Бабуля тоже раньше была отправлена домой. Полдома мать продала, и мы получили кучу денег. Кажется, тысяч десять рублей или около того.[40] Поэтому мы с матерью ехали налегке. «Убогий скарб» был минимален...
В обычную черную потертую клеенчатую сумку уложили еду и поехали. Было не скучно. Я шутил не переставая, да и мать улыбалась. Мы плотно перекусили вареной курицей. Потом я выбросил все из сумки в вагонную мусорку. Часа через три мать спросила:
— Куда ты выбросил мусор?
— В мусорный бачок..
— И газету из сумки?
— Да. Зачем она?
— Молодец. Теперь иди искать. Там были все наши деньги.
И, наконец, после долгого отсутствия, «я вернулся в свой город, знакомый до слез, до прожилок, до детских припухлых желез...»[41]
Город пришлось узнавать заново. В городское пространство выходил всегда из точки прибытия — Московского вокзала до Аничкова моста, где «ночь, улица, фонарь, аптека» и шестнадцать бронзовых яиц. Примерно определял себе окружность опознания, затем возвращался обратно и в очередной раз опять от вокзала, постепенно осознавая полузабытое.
К зиме я поселился временно в Антропшино, в том самом деревянном доме на втором этаже, где перед войной скончалась моя прабабушка. Там же пребывал мой двоюродный дядя, бывший фронтовик, красавец, спортсмен, чей голос когда-то — он прекрасно пел — покорял своим пением мою сестру до обморока Он появлялся только к вечеру, и я был предоставлен самому себе.

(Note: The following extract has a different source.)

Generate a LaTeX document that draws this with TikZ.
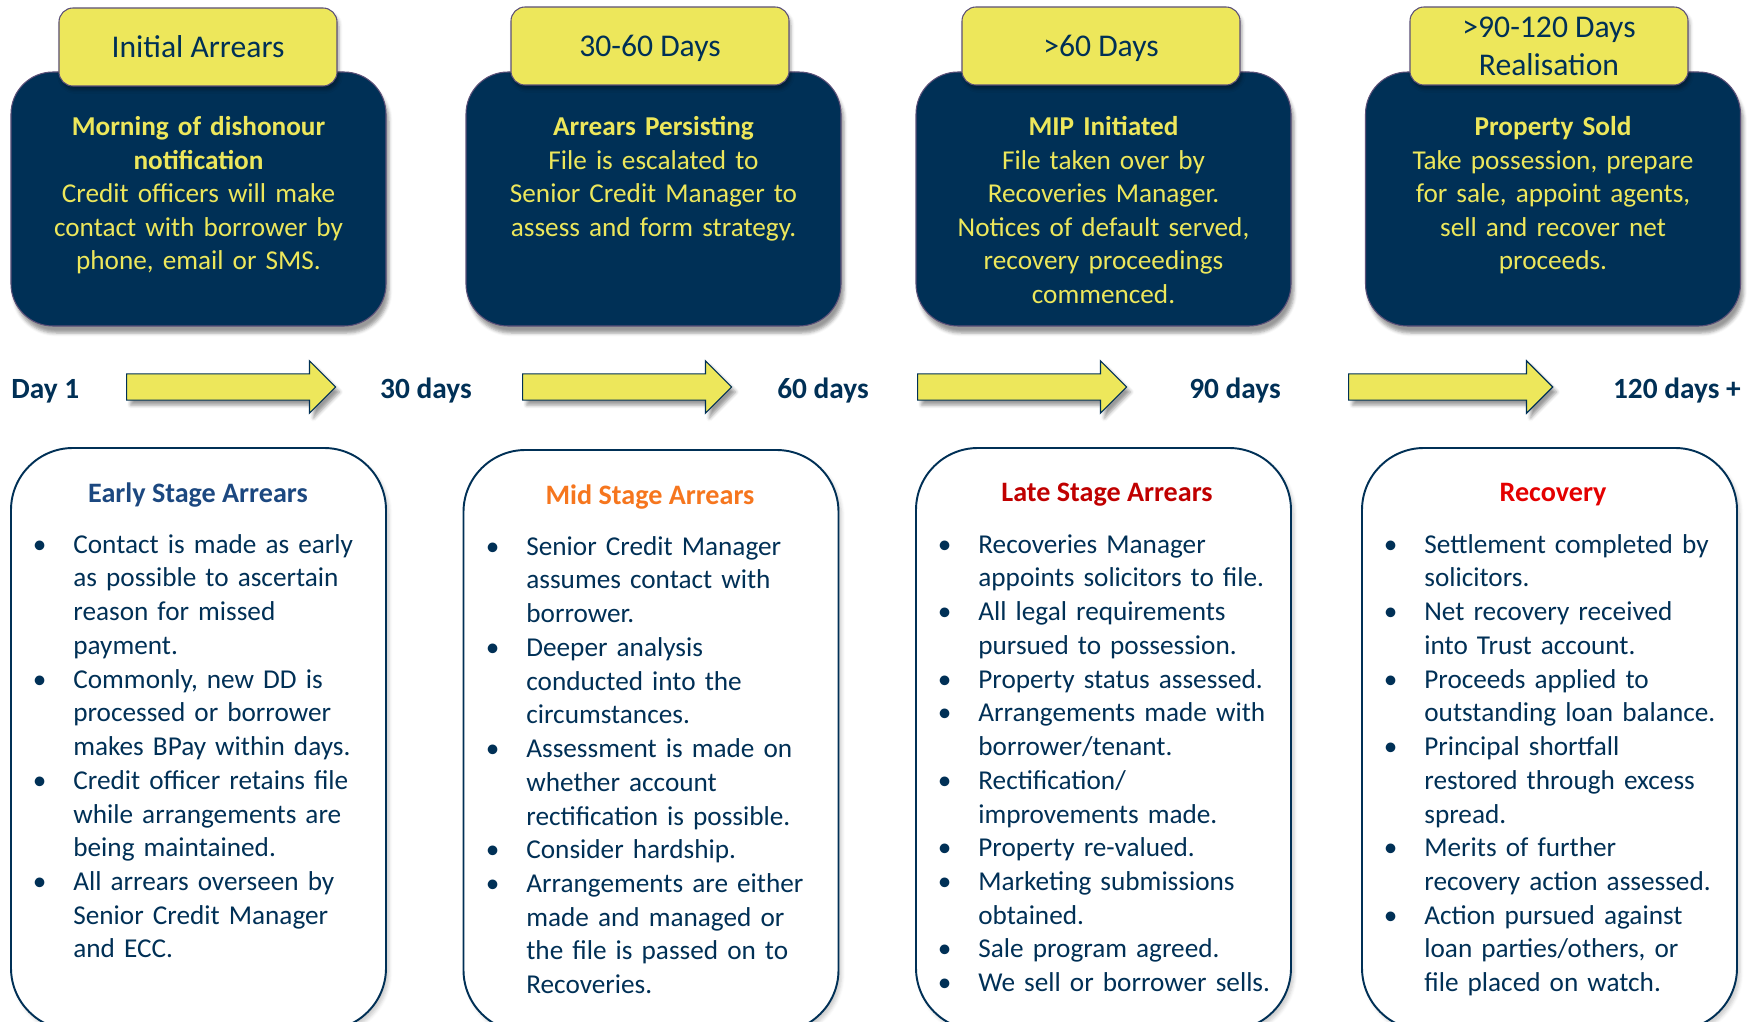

Я писал письма возлюбленной Нине. Обо всем: как она играла для меня Шопена, и я время от времени взглядывал в ее профиль, запоминая милые черты, и как пес лежал, настороженный, недалеко от меня, и я по-прежнему опасался смотреть ему в глаза, как...и ...как...и...как ...и... Это была как моя поэма в прозе. Через день каждый раз с упорством отчаяния я взывал, умолял ответить хоть что-нибудь. Я относил письма в почтовый ящик недалеко от дома.